Am I the only one here who has taken the Hearst tour(s) found them to be really impressive? Other than LmtdSlip nobody has really talked this attraction up. :dunno:


----------



## Mike 325xi (Dec 19, 2001)

IndyMike said:


> Am I the only one here who has taken the Hearst tour(s) found them to be really impressive? Other than LmtdSlip nobody has really talked this attraction up. :dunno:


Mike,

We took one of the Hearst castle tours this summer...I was VERY impressed. :thumbup: Each room was more impressive than the next. I was truly impressed by the dining room and the "home theater." 

The pools, both the incredible outdoor pool and the indoor pool, are something I will never forget.

The history of some of the art, tapestries, furnishings, stained glass etc. is fascinating to say the least.

I really enjoyed it and would recommend it to anyone. :thumbup:


----------



## Cliff (Apr 19, 2002)

IndyMike said:


> Am I the only one here who has taken the Hearst tour(s) found them to be really impressive? Other than LmtdSlip nobody has really talked this attraction up. :dunno:


 I haven't visited Hearst Castle since I was a kid in the mid-60's. I remember it being pretty cool, but that memory has faded...


----------



## Sabrina (Jan 29, 2002)

Mike 325xi said:


> Mike,
> 
> We took one of the Hearst castle tours this summer...I was VERY impressed. :thumbup: Each room was more impressive than the next. I was truly impressed by the dining room and the "home theater."
> 
> ...


I went to the Hearst Castle once a long long time ago and all I can remember is that the tour guides said absolutely no flash photography and some loser decides to have his flash on while taking pictures of the tapestry  :tsk: some peoples children I swear


----------



## Mike 325xi (Dec 19, 2001)

Sabrina said:


> I went to the Hearst Castle once a long long time ago and all I can remember is that the tour guides said absolutely no flash photography and some loser decides to have his flash on while taking pictures of the tapestry  :tsk: some peoples children I swear


What kind of moron would do that? :eeps:


----------



## L Seca (Apr 22, 2005)

IndyMike said:


> If it looks like the weather is going to be totally sucky, then he can opt to boogie over on G16 to Greenfield and pick up 101 as you mentioned. It's been a while since I sojourned down that trek, but I am pretty sure there are plenty of vineyards along the way (King City, Paso Robles, Atascadero, etc.). I'm just not certain if there are wine tasting ops available.
> 
> One word of caution about the stretch of highway between King City and Paso Robles. It gives the appearance like you are out in the middle of nowhere and you can run at triple digit speeds with impunity. But it is patrolled fairly heavily by the CHP, via both ground and air surveillance. So fair warning if the route you take concourses through this 'fine' area.
> 
> Am I the only one here who has taken the Hearst tour(s) found them to be really impressive? Other than LmtdSlip nobody has really talked this attraction up. :dunno:


There are a lot of wine tasting places in Carmel Valley, a few north of Greenfield, and quite a few near Paso Robles (along 101). And yes, the CHP is very active south of King City.

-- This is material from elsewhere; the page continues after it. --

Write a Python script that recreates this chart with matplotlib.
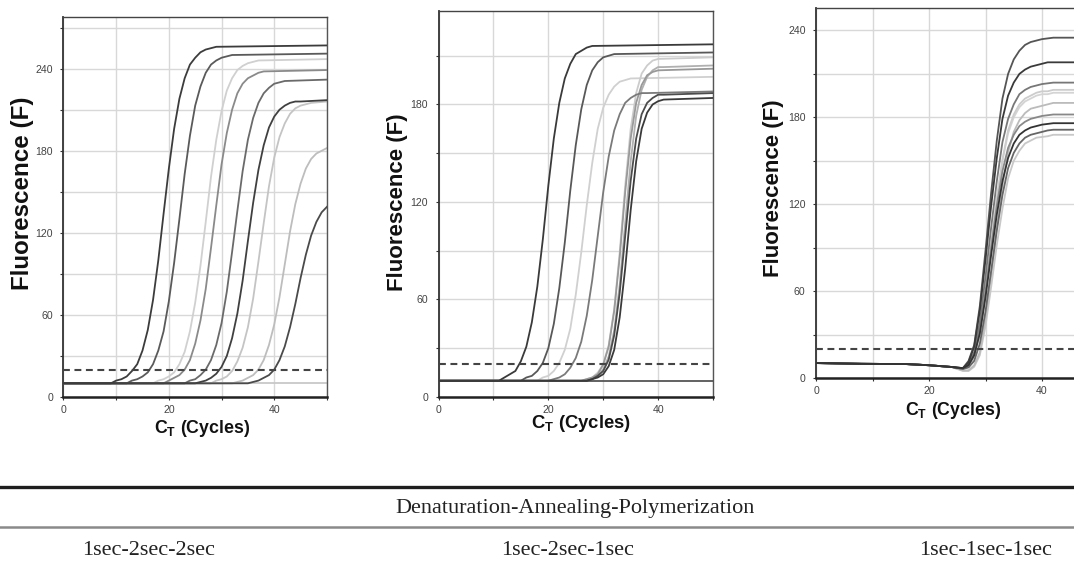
import matplotlib
matplotlib.use('Agg')
import matplotlib.pyplot as plt
from matplotlib import font_manager
from matplotlib.lines import Line2D

# amplification curves
# each curve: first cycle, fluorescence at every cycle from there, value at cycle 50
THRESHOLD = 20
P1_START = [9, 12, 17, 19, 23, 25, 28, 32, 35]
P1_VALUES = [
    [10, 12, 13, 15, 19, 24, 34, 49, 71, 100, 134, 167, 196, 218, 233, 243, 248, 252, 254, 255, 256],
    [10, 12, 13, 15, 18, 24, 34, 48, 70, 98, 130, 163, 191, 213, 227, 237, 243, 246, 248, 249, 250],
    [10, 12, 13, 15, 18, 24, 33, 48, 69, 96, 128, 161, 188, 209, 224, 233, 239, 242, 244, 245, 246],
    [10, 12, 14, 16, 20, 27, 39, 56, 79, 109, 140, 170, 193, 210, 222, 229, 233, 235, 237, 238],
    [10, 12, 13, 16, 20, 27, 38, 54, 77, 106, 136, 165, 188, 204, 215, 222, 226, 229, 230, 231],
    [10, 11, 12, 14, 17, 22, 30, 43, 61, 85, 114, 142, 166, 184, 197, 205, 210, 213, 215, 216, 216],
    [10, 12, 13, 15, 19, 26, 36, 51, 72, 99, 127, 154, 175, 190, 200, 207, 211, 213, 214, 215],
    [10, 11, 12, 14, 16, 20, 27, 38, 53, 73, 97, 121, 141, 156, 167, 174, 178, 180, 182],
    [10, 11, 12, 14, 16, 20, 27, 37, 51, 68, 87, 104, 118, 128, 135, 139],
]
P1_END = [257, 251, 247, 239, 232, 217, 216, 182, 139]
P1_COLORS = ['#3c3c3c', '#5a5a5a', '#d0d0d0', '#8a8a8a', '#6a6a6a', '#404040', '#c4c4c4', '#bdbdbd', '#4a4a4a']
P1_FLAT = [10, 10]
P1_FLAT_COLOR = '#c8c8c8'

P2_START = [11, 15, 18, 20, 26, 27, 26, 27, 27]
P2_VALUES = [
    [10, 12, 14, 16, 22, 31, 46, 68, 97, 130, 159, 181, 196, 205, 211, 213, 215, 216],
    [10, 12, 13, 16, 21, 30, 45, 67, 95, 127, 155, 177, 192, 201, 206, 209, 210, 211],
    [10, 12, 13, 16, 21, 29, 42, 63, 89, 118, 144, 165, 178, 186, 191, 194, 195, 196],
    [10, 11, 12, 14, 18, 24, 34, 50, 72, 99, 126, 148, 164, 174, 181, 184, 186, 187, 187],
    [10, 11, 12, 15, 20, 32, 54, 89, 130, 165, 187, 199, 204, 207, 208],
    [10, 11, 13, 17, 25, 41, 69, 107, 145, 173, 189, 197, 201, 203, 203],
    [10, 11, 12, 14, 20, 31, 53, 86, 126, 159, 181, 192, 198, 200, 201],
    [10, 11, 13, 16, 23, 38, 64, 99, 133, 159, 174, 181, 184, 186, 186],
    [10, 11, 12, 14, 19, 29, 49, 79, 115, 145, 165, 175, 180, 182, 183],
]
P2_END = [217, 212, 197, 188, 209, 204, 202, 187, 184]
P2_COLORS = ['#3a3a3a', '#585858', '#d0d0d0', '#7a7a7a', '#cccccc', '#b0b0b0', '#999999', '#4c4c4c', '#3a3a3a']
P2_FLAT = [10, 10]
P2_FLAT_COLOR = '#555555'

# third panel: shared drifting baseline, then every curve from cycle 26
P3_BASE_CYCLES = [0, 8, 16, 20, 24]
P3_BASE_VALUES = [10.5, 10.0, 9.8, 9.0, 7.8]
P3_START = [26] * 10
P3_VALUES = [
    [7, 12, 23, 50, 88, 128, 164, 193, 210, 220, 226, 230, 232, 233, 234, 234.5, 235],
    [7, 11, 22, 47, 82, 119, 152, 179, 195, 204, 210, 213, 215, 216, 217, 218, 218],
    [6.5, 10, 18, 39, 70, 104, 136, 163, 179, 189, 196, 199, 201, 202, 203, 203.5, 204],
    [6, 8, 15, 31, 59, 92, 124, 151, 171, 182, 189, 193, 195, 197, 198, 198, 199],
    [6, 8, 15, 31, 58, 91, 123, 150, 169, 180, 187, 191, 193, 195, 196, 196, 197],
    [5.5, 5.5, 9, 18, 41, 71, 104, 133, 156, 170, 178, 183, 186, 187, 188, 189, 190],
    [6.5, 9, 16, 34, 60, 90, 119, 143, 159, 168, 174, 177, 179, 180, 181, 181.5, 182],
    [7, 9, 16, 31, 56, 85, 113, 136, 152, 162, 168, 171, 173, 174, 175, 175.5, 176],
    [6.5, 7.5, 12, 24, 46, 74, 102, 126.5, 145, 155.5, 162, 166, 168, 169, 170, 171, 171.5],
    [5, 5, 8, 16, 36, 63, 92, 117, 138, 150, 157, 162, 164, 166, 166.5, 167, 168],
]
P3_END = [235, 218, 204, 199, 197, 190, 182, 176, 171.5, 168]
P3_COLORS = ['#555555', '#3a3a3a', '#777777', '#cccccc', '#d4d4d4', '#bbbbbb', '#888888', '#333333', '#666666', '#c8c8c8']

XLABEL = r'C$_{\mathrm{T}}$ (Cycles)'
YLABEL = 'Fluorescence (F)'
TABLE_HEAD = 'Denaturation-Annealing-Polymerization'
TABLE_ROW = ['1sec-2sec-2sec', '1sec-2sec-1sec', '1sec-1sec-1sec']

names = {f.name for f in font_manager.fontManager.ttflist}
if 'Liberation Sans' in names:
    label_font = 'Liberation Sans'
    ysizes, xsizes = [17.4, 16.0, 16.0], [12.8, 13.3, 12.8]
else:
    label_font = 'DejaVu Sans'
    ysizes, xsizes = [14.5, 13.4, 13.3], [11, 11.4, 11]
tick_font = 'Liberation Sans' if 'Liberation Sans' in names else 'DejaVu Sans'
serif_font = 'Liberation Serif' if 'Liberation Serif' in names else 'DejaVu Serif'

plt.rcParams['mathtext.fontset'] = 'custom'
plt.rcParams['mathtext.rm'] = label_font + ':bold'
plt.rcParams['mathtext.it'] = label_font + ':bold'
plt.rcParams['mathtext.default'] = 'rm'

fig = plt.figure(figsize=(10.74, 5.62), dpi=100)


def lightness(c):
    return int(c[1:3], 16)


def make_axes(rect, ymax):
    ax = fig.add_axes(rect)
    ax.set_xlim(0, 50)
    ax.set_ylim(0, ymax)
    ax.set_xticks(range(0, 51, 10))
    ax.set_xticklabels([str(v) if v % 20 == 0 and v < 50 else '' for v in range(0, 51, 10)])
    yt = list(range(0, int(ymax) + 1, 30))
    ax.set_yticks(yt)
    ax.set_yticklabels([str(v) if v % 60 == 0 else '' for v in yt])
    ax.grid(True, color='#d8d8d8', lw=1.0)
    ax.set_axisbelow(True)
    ax.spines['bottom'].set_linewidth(1.8)
    ax.spines['bottom'].set_color('#222222')
    ax.spines['left'].set_linewidth(1.3)
    ax.spines['left'].set_color('#333333')
    ax.spines['top'].set_linewidth(1.0)
    ax.spines['top'].set_color('#444444')
    ax.spines['right'].set_linewidth(1.0)
    ax.spines['right'].set_color('#555555')
    ax.tick_params(direction='out', length=2.5, width=0.8, color='#333333',
                   labelsize=7.6, labelcolor='#444444')
    ax.tick_params(axis='y', pad=5)
    ax.tick_params(axis='x', pad=3)
    for lab in ax.get_xticklabels() + ax.get_yticklabels():
        lab.set_fontfamily(tick_font)
    return ax


def draw_curves(ax, pre_x, pre_y, starts, values, ends, colors):
    order = sorted(range(len(values)), key=lambda i: -lightness(colors[i]))
    for i in order:
        xs = list(pre_x) + list(range(starts[i], starts[i] + len(values[i])))
        ys = list(pre_y) + list(values[i])
        if xs[-1] < 50:
            xs.append(50)
            ys.append(ends[i])
        z = 2 if lightness(colors[i]) > 0x90 else 3
        ax.plot(xs, ys, color=colors[i], lw=1.3, zorder=z, solid_joinstyle='round')
    ax.axhline(THRESHOLD, color='#444444', lw=1.5, ls=(0, (3.3, 2.2)), zorder=4)


rects = [[0.0591, 0.2936, 0.2453, 0.6762],
         [0.4083, 0.2936, 0.2556, 0.6868],
         [0.7598, 0.3269, 0.2630, 0.6584]]
ymaxes = [277.8, 237.5, 255.3]

ax1 = make_axes(rects[0], ymaxes[0])
ax1.plot([0, 50], P1_FLAT, color=P1_FLAT_COLOR, lw=1.3, zorder=2)
draw_curves(ax1, [0], [10], P1_START, P1_VALUES, P1_END, P1_COLORS)

ax2 = make_axes(rects[1], ymaxes[1])
ax2.plot([0, 50], P2_FLAT, color=P2_FLAT_COLOR, lw=1.3, zorder=3)
draw_curves(ax2, [0], [10], P2_START, P2_VALUES, P2_END, P2_COLORS)

ax3 = make_axes(rects[2], ymaxes[2])
draw_curves(ax3, P3_BASE_CYCLES, P3_BASE_VALUES, P3_START, P3_VALUES, P3_END, P3_COLORS)

# axis titles placed where the reference has them
ylab_pos = [(0.0205, 0.6557), (0.3705, 0.6411), (0.7200, 0.6646)]
xlab_pos = [(0.1878, 0.2384), (0.5414, 0.2473), (0.8878, 0.2687)]
for k in range(3):
    fig.text(ylab_pos[k][0], ylab_pos[k][1], YLABEL, rotation=90, ha='center', va='center',
             fontsize=ysizes[k], fontweight='bold', family=label_font, color='#111111')
    fig.text(xlab_pos[k][0], xlab_pos[k][1], XLABEL, ha='center', va='center',
             fontsize=xsizes[k], fontweight='bold', family=label_font, color='#111111')

# table under the charts
fig.add_artist(Line2D([0, 1], [0.1335, 0.1335], transform=fig.transFigure, color='#1e1e1e', lw=2.4))
fig.add_artist(Line2D([0, 1], [0.0623, 0.0623], transform=fig.transFigure, color='#8a8a8a', lw=1.8))
fig.text(0.5354, 0.0872, TABLE_HEAD, ha='center', va='baseline', fontsize=16,
         family=serif_font, color='#222222')
row_x = [0.1387, 0.5289, 0.918]
for k in range(3):
    fig.text(row_x[k], 0.01246, TABLE_ROW[k], ha='center', va='baseline', fontsize=16,
             family=serif_font, color='#222222')

fig.savefig('out.png', dpi=100)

I did make it to Hearst Castle once -enjoyed it a lot. Be sure to make your reservations in advance, tho. I also enjoyed the country store across the highway in San Simeon, and there is a great beach close by. It used to be a nude beach - not sure if that's still true.


----------



## sparticus (Jul 29, 2005)

INDYMIKE: Did you go to Monterey HS?? What yrs?


----------



## IndyMike (Dec 19, 2001)

*MHS? Yes.*



sparticus said:


> INDYMIKE: Did you go to Monterey HS?? What yrs?


Yes, I did go to that wonderful institution of lower learning, MHS, from '73 - '76, sparticus. Why, are you one of the guys I still owe some poker debts to from games of 'risk' played on the stone bleachers during lunchbreak? :eeps:

If so you missed out, because a class action suit was settled for those long ago!


----------



## sparticus (Jul 29, 2005)

Just missed you. I went from 78-81. Moved to Sacramento in 97 but still wrk for a company down there so I visit now and then. My sister still lives on the peninsula. That area has changed from when I went to school there.


----------